Comme des chèvres en quête de sel, ils espèrent un accroc dans la stabilité imposée. Ce n’est pas idéologique : c’est une conséquence presque mécanique des sociétés trop denses, trop contraintes.
Souvenirs d’une autre scène, plus sombre encore
La scène rappelle un épisode survenu dix ans plus tôt : un homme perché sur un pylône, incapable de sauter, face à une foule qui l’encourageait à « en avoir » et à se jeter dans le vide. L’émoi national fut immense.
À Nankin, un petit patron de pub, bouleversé, avait alors créé un groupe de volontaires : « Plus forts que la mort », patrouillant sur les ponts pour sauver les désespérés.
Le vrai angle mort du système
Li, applaudi comme justicier, s’est trompé de combat. Le problème n’est ni Chen ni lui. C’est le système.

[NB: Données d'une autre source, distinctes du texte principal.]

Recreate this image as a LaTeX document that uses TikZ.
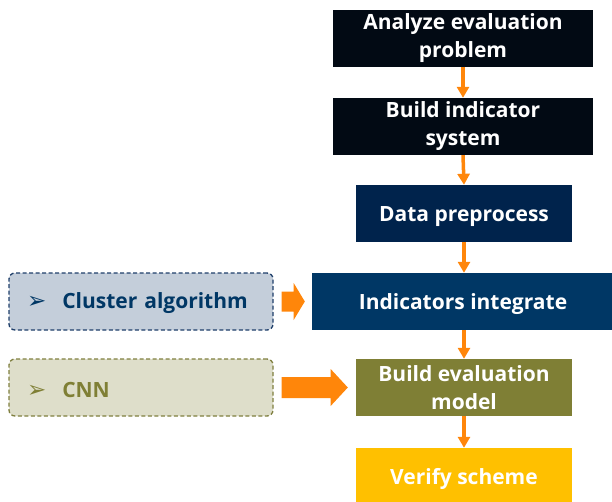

Avec une presse libre ou une justice indépendante, ces onze tentatives en deux mois n’auraient peut-être jamais existé. Les injustices auraient trouvé une autre enceinte. La Chine souffre aujourd’hui d’un décalage violent entre richesse, éducation, conscience sociale… et moyens de se défendre. C’est l’émergence de la bourgeoisie, sans ses contre-pouvoirs.
La pression monte, et s’exprime par ces gestes extrêmes.
Une note d’espoir malgré tout
PS — Bonne nouvelle : la compassion revient.
Le mois dernier, près de chez moi, deux jeunes filles offrent une rose à une vieille dame inconnue, assise sur un banc, à l’occasion de la fête des mères. « On lui donne parce que ça lui fait du bien », disent-elles en riant, avant de disparaître dans la foule.
Geste impensable il y a vingt ans. Preuve que l’amour et la bonté restent universels — en Chine comme ailleurs.